You might not have the discretionary income to afford it yet, but if you contribute up to the $18,000 contribution limit this year with pre-tax dollars, your taxable income drops $18,000. You can save at least $2,200 in federal income tax based which tax bracket you fall in. You’ll have to pay taxes on the value of your withdrawals in retirement, but your entire contribution will grow tax-free each year until then.

rules for year end retirement contributionJust remember that you only have until December 31 to initiate a 401k contribution to qualify for this tax year.

What are you doing New Year’s Eve?

Traditional IRA Contributions Can Be Valuable Too

With a Traditional IRA, you won’t benefit from any matching contributions, but you can still reduce your taxable income with the tax-deferred contributions.

You can only contribute up to $5,500 per year ($6,500 if you’re at least 50 years old), which is why IRA contributions might be your second choice. That’s still $5,500 you won’t pay taxes on until you make a withdrawal.

A year-end IRA contribution can still be beneficial as you have until the federal income tax filing deadline (April 17, 2018, for the 2017 tax year and April 15, 2019, for the 2018 tax year) to contribute. If you’re a procrastinator or simply don’t realize that you need to “pay in” this year, keep this trick up your sleeve since IRA contributions are one of the very few ways you can lower your tax bill after December 31.

Another reason to consider contributing to an IRA instead of a 401K is that IRAs are self-directed, meaning you can invest the money however you want. You can invest in individual stocks, commodities, peer loans, and real estate in addition to the relatively few funds and bonds offered by your 401K plan provider.

Because countless investing options, you might decide to use your extra contribution to fund an IRA if you’ve already met your employer match or simply don’t like your plan’s investment options or fees.

What About Roth Contributions?

If you have a Roth 401K or Roth IRA, your extra contribution can grow tax-free. You won’t save any money on your tax bill this year, but your contribution will grow 100% tax-free.

When you’re not concerned about the immediate tax savings, a Roth contribution can be just as valuable as a traditional, pre-tax contribution.

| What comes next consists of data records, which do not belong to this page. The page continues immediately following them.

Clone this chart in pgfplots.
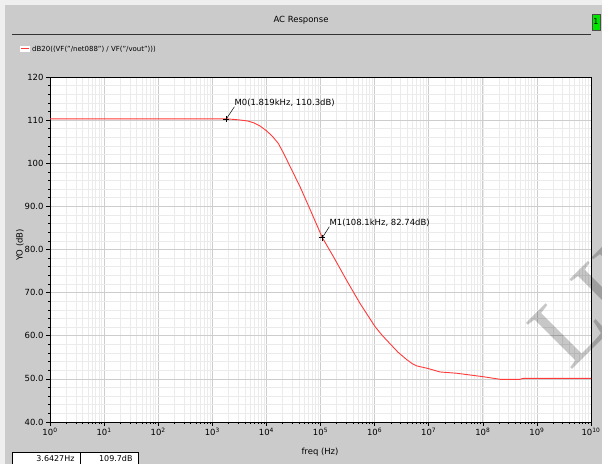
\documentclass[border=0pt]{standalone}
\usepackage{pgfplots}
\pgfplotsset{compat=1.18}
\usepackage{fontspec}
\setmainfont{DejaVu Sans}
\newfontfamily\wmfont{Liberation Serif}
\definecolor{bg}{HTML}{CBCBCB}
\definecolor{curve}{HTML}{FF3A3A}
\definecolor{gmaj}{HTML}{CDCDCD}
\definecolor{gmin}{HTML}{EBEBEB}
\begin{document}
\begin{tikzpicture}[x=1bp,y=1bp]
\fill[bg] (0,0) rectangle (602,464);
\fill[white!70!bg] (0,0) rectangle (5,464);
\fill[white!70!bg] (0,459) rectangle (602,464);
\useasboundingbox (0,0) rectangle (602,464);
% title bar
\node[font=\fontsize{8.5}{10}\selectfont] at (301,444) {AC Response};
\draw[black!80,line width=0.8bp] (12,430) -- (591,430);
\draw[black!70,fill=green!90!black] (592,434) rectangle (600,450);
\node[font=\fontsize{8}{9}\selectfont] at (596,442) {1};
% legend
\fill[white] (20,412) rectangle (30,418);
\draw[curve,line width=1bp] (21,415) -- (29,415);
\node[anchor=west,font=\fontsize{7}{8}\selectfont,inner sep=0pt] at (32,415) {dB20((VF("/net088") / VF("/vout")))};
\begin{axis}[
  at={(50bp,42bp)}, anchor=south west,
  scale only axis, width=541bp, height=345bp,
  xmode=log, xmin=1, xmax=1e10, ymin=40, ymax=120,
  axis background/.style={fill=white},
  grid=both,
  major grid style={gmaj,line width=0.7bp},
  minor grid style={gmin,line width=0.6bp},
  tick align=outside, tick pos=left,
  major tick length=4bp, minor tick length=2bp,
  tick style={black,line width=0.6bp},
  axis line style={black,line width=0.8bp},
  xtick={1,10,100,1e3,1e4,1e5,1e6,1e7,1e8,1e9,1e10},
  xticklabels={10\textsuperscript{0},10\textsuperscript{1},10\textsuperscript{2},10\textsuperscript{3},10\textsuperscript{4},10\textsuperscript{5},10\textsuperscript{6},10\textsuperscript{7},10\textsuperscript{8},10\textsuperscript{9},10\textsuperscript{10}},
  ytick={40,50,60,70,80,90,100,110,120},
  yticklabels={40.0,50.0,60.0,70.0,80.0,90.0,100,110,120},
  minor y tick num=4,
  ticklabel style={font=\fontsize{8.5}{10}\selectfont},
  xticklabel style={yshift=1bp},
  yticklabel style={xshift=1bp},
  clip=false,
]
\addplot[curve,line width=0.9bp] coordinates {
(1,110.3) (1e3,110.3) (1.819e3,110.3) (3.16e3,110.05) (4.5e3,109.8) (5.75e3,109.4)
(7.5e3,108.7) (1.01e4,107.5) (1.3e4,106.2) (1.66e4,104.6) (2.1e4,102.2)
(2.75e4,99.2) (4.17e4,94.6) (6.46e4,89.2) (1.081e5,82.74)
(1.74e5,78.3) (3.02e5,72.9) (5.37e5,67.5) (1.02e6,62.1) (1.4e6,60.0) (1.91e6,58.2)
(2.7e6,56.2) (3.89e6,54.5) (5e6,53.5) (6.03e6,53.0) (9.77e6,52.4) (1.62e7,51.6) (3.31e7,51.3)
(1.02e8,50.5) (2.09e8,49.9) (4.9e8,49.9) (5.5e8,50.1) (1e10,50.1)
};
\addplot[only marks,mark=+,mark size=3bp,black,line width=0.6bp] coordinates {(1.819e3,110.3) (1.081e5,82.74)};
\draw[black,line width=0.5bp] (axis cs:1.819e3,110.3) -- ++(8bp,12bp) node[anchor=south west,inner sep=0pt,font=\fontsize{8.5}{10}\selectfont,black] {M0(1.819kHz, 110.3dB)};
\draw[black,line width=0.5bp] (axis cs:1.081e5,82.74) -- ++(7bp,11bp) node[anchor=south west,inner sep=0pt,font=\fontsize{8.5}{10}\selectfont,black] {M1(108.1kHz, 82.74dB)};
\end{axis}
% watermark
\node[rotate=45,anchor=base west,inner sep=0pt,text=black,text opacity=0.22,font=\wmfont\fontsize{100}{100}\selectfont] at (570,92) {LIU};
\node[font=\fontsize{8.5}{10}\selectfont] at (320,12) {freq (Hz)};
\node[rotate=90,font=\fontsize{8.5}{10}\selectfont] at (20,219) {YO (dB)};
% cursor boxes
\draw[black,fill=white,line width=0.6bp] (12,-1) rectangle (80,12);
\draw[black,fill=white,line width=0.6bp] (80,-1) rectangle (138,12);
\node[anchor=east,font=\fontsize{8}{9}\selectfont] at (78,5.5) {3.6427Hz};
\node[anchor=east,font=\fontsize{8}{9}\selectfont] at (136,5.5) {109.7dB};
\end{tikzpicture}
\end{document}
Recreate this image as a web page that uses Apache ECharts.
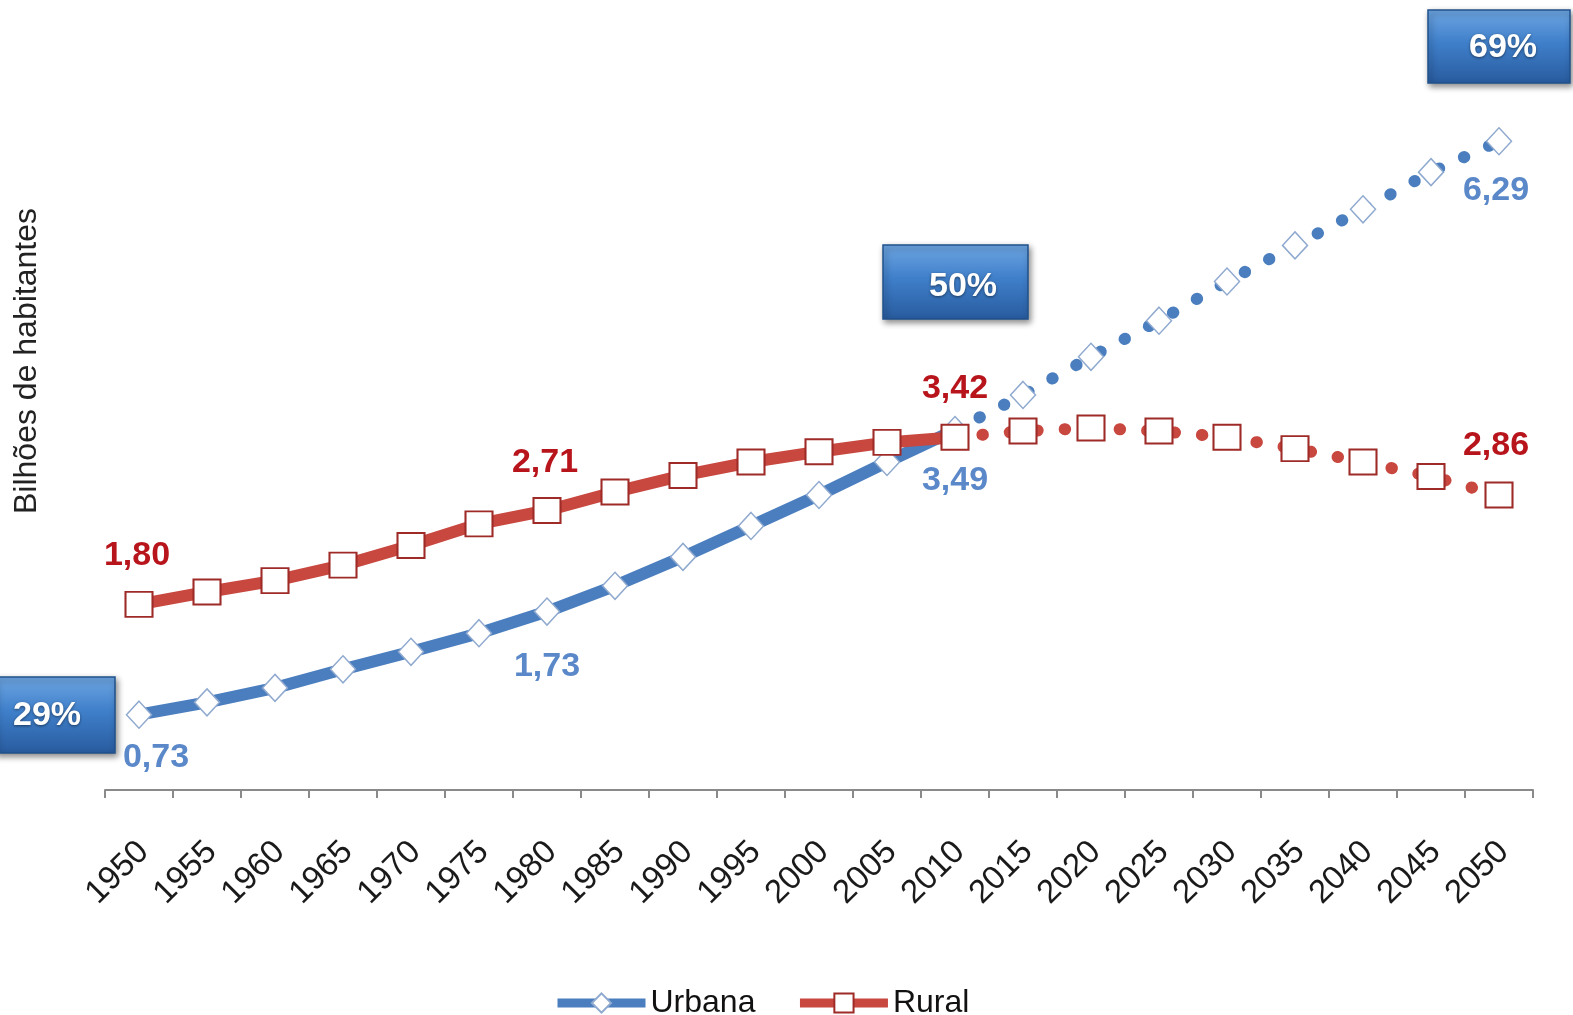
<!DOCTYPE html>
<html><head><meta charset="utf-8">
<script src="https://cdn.jsdelivr.net/npm/echarts@6/dist/echarts.min.js"></script>
<style>html,body{margin:0;padding:0;background:#fff}#c{width:1573px;height:1015px}</style>
</head><body><div id="c"></div>
<script>
const years = ['1950','1955','1960','1965','1970','1975','1980','1985','1990','1995','2000','2005','2010','2015','2020','2025','2030','2035','2040','2045','2050'];
const urbana = [0.73,0.85,0.99,1.17,1.34,1.52,1.73,1.98,2.26,2.56,2.86,3.18,3.49,3.83,4.20,4.55,4.93,5.28,5.63,5.99,6.29];
const rural = [1.80,1.92,2.03,2.18,2.37,2.58,2.71,2.89,3.05,3.18,3.28,3.37,3.42,3.48,3.51,3.48,3.42,3.31,3.18,3.04,2.86];
const splitIndex = 12; // 2010: observed data -> projection
const shareLabels = ['29%','50%','69%'];
const urbanaLabelIdx = [0,6,12,20];
const ruralLabelIdx = [0,6,12,20];
const yTitle = 'Bilhões de habitantes';

const FONT = "'Liberation Sans', Arial, sans-serif";
const BLUE = '#4a7ebf', RED = '#c8473f';
const BLUE_TXT = '#5a88c9', RED_TXT = '#b8141b';

const urbOff = {0:[17,43], 6:[0,55], 12:[0,51], 20:[-3,49]};
const rurOff = {0:[-2,-49], 6:[-2,-48], 12:[0,-49], 20:[-3,-49]};

function fmt(v){ return v.toFixed(2).replace('.', ','); }

function build(arr, from, to, labelIdx, offs, color, hideFirst){
  return arr.map((v,i)=>{
    if(i<from || i>to) return null;
    const item = {value:v};
    if(hideFirst && i===from) item.symbol = 'none';
    if(labelIdx.indexOf(i)>=0 && !(hideFirst && i===from)){
      item.label = {show:true, position:'inside', offset:offs[i], formatter: fmt(v),
        color: color, fontSize: 34, fontWeight:'bold', fontFamily: FONT};
    }
    return item;
  });
}

const urbMarker = {color:'#ffffff', borderColor:'#8fa9cf', borderWidth:1.5};
const rurMarker = {color:'#ffffff', borderColor:'#9e2b27', borderWidth:2};

const series = [
  {name:'Urbana', type:'line', data: build(urbana,0,splitIndex,urbanaLabelIdx,urbOff,BLUE_TXT,false),
   symbol:'diamond', symbolSize:[25,27], lineStyle:{color:BLUE,width:12}, itemStyle:urbMarker, color:BLUE},
  {name:'Urbana', type:'line', data: build(urbana,splitIndex,20,urbanaLabelIdx,urbOff,BLUE_TXT,true),
   symbol:'diamond', symbolSize:[25,27], lineStyle:{color:BLUE,width:12,type:[0.5,27],cap:'round'}, itemStyle:urbMarker, color:BLUE},
  {name:'Rural', type:'line', data: build(rural,0,splitIndex,ruralLabelIdx,rurOff,RED_TXT,false),
   symbol:'rect', symbolSize:[27,25], lineStyle:{color:RED,width:12}, itemStyle:rurMarker, color:RED},
  {name:'Rural', type:'line', data: build(rural,splitIndex,20,ruralLabelIdx,rurOff,RED_TXT,true),
   symbol:'rect', symbolSize:[27,25], lineStyle:{color:RED,width:12,type:[0.5,27],cap:'round'}, itemStyle:rurMarker, color:RED}
];

function box(x,y,w,h,tx,ty,text){
  return {type:'group', children:[
    {type:'rect', shape:{x:x,y:y,width:w,height:h},
     style:{fill:{type:'linear',x:0,y:0,x2:0,y2:1,colorStops:[{offset:0,color:'#6ea6e2'},{offset:0.45,color:'#3f7fca'},{offset:1,color:'#285b9e'}]},
       stroke:'#21518c', lineWidth:1.5, shadowBlur:6, shadowColor:'rgba(0,0,0,0.45)', shadowOffsetX:2, shadowOffsetY:3}},
    {type:'text', x:tx, y:ty, style:{text:text, fill:'#ffffff', font:'bold 34px '+FONT, align:'center', verticalAlign:'middle',
       textShadowColor:'rgba(0,0,0,0.5)', textShadowBlur:3, textShadowOffsetY:1}}
  ]};
}

const chart = echarts.init(document.getElementById('c'));
chart.setOption({
  animation:false,
  backgroundColor:'#ffffff',
  grid:{left:105, right:40, top:68, bottom:225},
  legend:{data:['Urbana','Rural'], left:548, top:982, itemWidth:88, itemHeight:24, itemGap:40,
    lineStyle:{width:9}, textStyle:{fontSize:32, color:'#111', fontFamily:FONT}},
  xAxis:{type:'category', data:years, boundaryGap:true,
    axisLine:{lineStyle:{color:'#8a8a8a', width:2}},
    axisTick:{show:true, interval:0, length:8, lineStyle:{color:'#8a8a8a', width:2}},
    axisLabel:{interval:0, rotate:45, fontSize:33, color:'#1a1a1a', fontFamily:FONT, margin:38, verticalAlign:'top', padding:[0,10,0,0]}},
  yAxis:{type:'value', min:0, max:7, axisLine:{show:false}, axisTick:{show:false}, axisLabel:{show:false}, splitLine:{show:false}},
  series: series,
  graphic: [
    {type:'text', x:27, y:361, rotation:Math.PI/2, style:{text:yTitle, fill:'#222', font:'32px '+FONT, align:'center', verticalAlign:'middle'}},
    box(-5,677,120,76,47,716,shareLabels[0]),
    box(883,245,145,74,963,287,shareLabels[1]),
    box(1428,10,142,73,1503,48,shareLabels[2])
  ]
});
</script></body></html>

You have until April to contribute to your Roth IRA. If you owe less in taxes than you anticipate, you can invest the extra money in your Roth, once your tax return has been filed, and count it as a contribution for this year so you can max out your IRA contribution next year as well.

When You Shouldn’t Make an Extra Retirement Contribution

When you have high-interest debt or want instant access to your cash, an extra year-end retirement contribution isn’t a good idea.

Yes, it’s hard to beat the tax savings, but the restrictions might not be too much with your current financial state.

I’ve said this before; it’s crucial to consistently invest when in debt. Extra contribution or not, make sure you meet your employer 401K match and try to put at least 10% of your monthly income into a retirement account so you can save for the future even while you pay for the past. I followed these two steps when I still had my consumer debt and didn’t begin using my extra income for investing until I paid off those balances.

If you have any debt with an interest rate of at least 10%, use your extra money at the end of the year to pay off those balances first. You will save more in interest than you will earn from an average investment that will earn 7.8% each year.

Just imagine how much more the savings can be if you currently pay a 21% credit card interest rate!

While it’s great to maximize your passive income streams and tax-advantaged investing, your money might not be working as hard as it can be in the short-term when you have a debt albatross around your neck.

Another reason why you might not make the extra contribution is when you plan on using that money before you turn 59 ½. Unless you want to pay a 10% early withdrawal fee (plus 20% in taxes), your extra contribution can end up costing you money. When you foresee a large expense like a car purchase, a 20% mortgage down payment, or even having to buy braces for your child, keeping the money in your savings or a non-retirement investment account so you can at least earn some interest is the wiser option.

Unless you have some expensive debt to repay or you need your extra income for something else before you can withdraw your extra contributions penalty-free, making that extra year-end retirement contribution makes perfect sense. The only decision you need to make is which account to put it in: 401K, tax-deferred IRA, or your Roth IRA.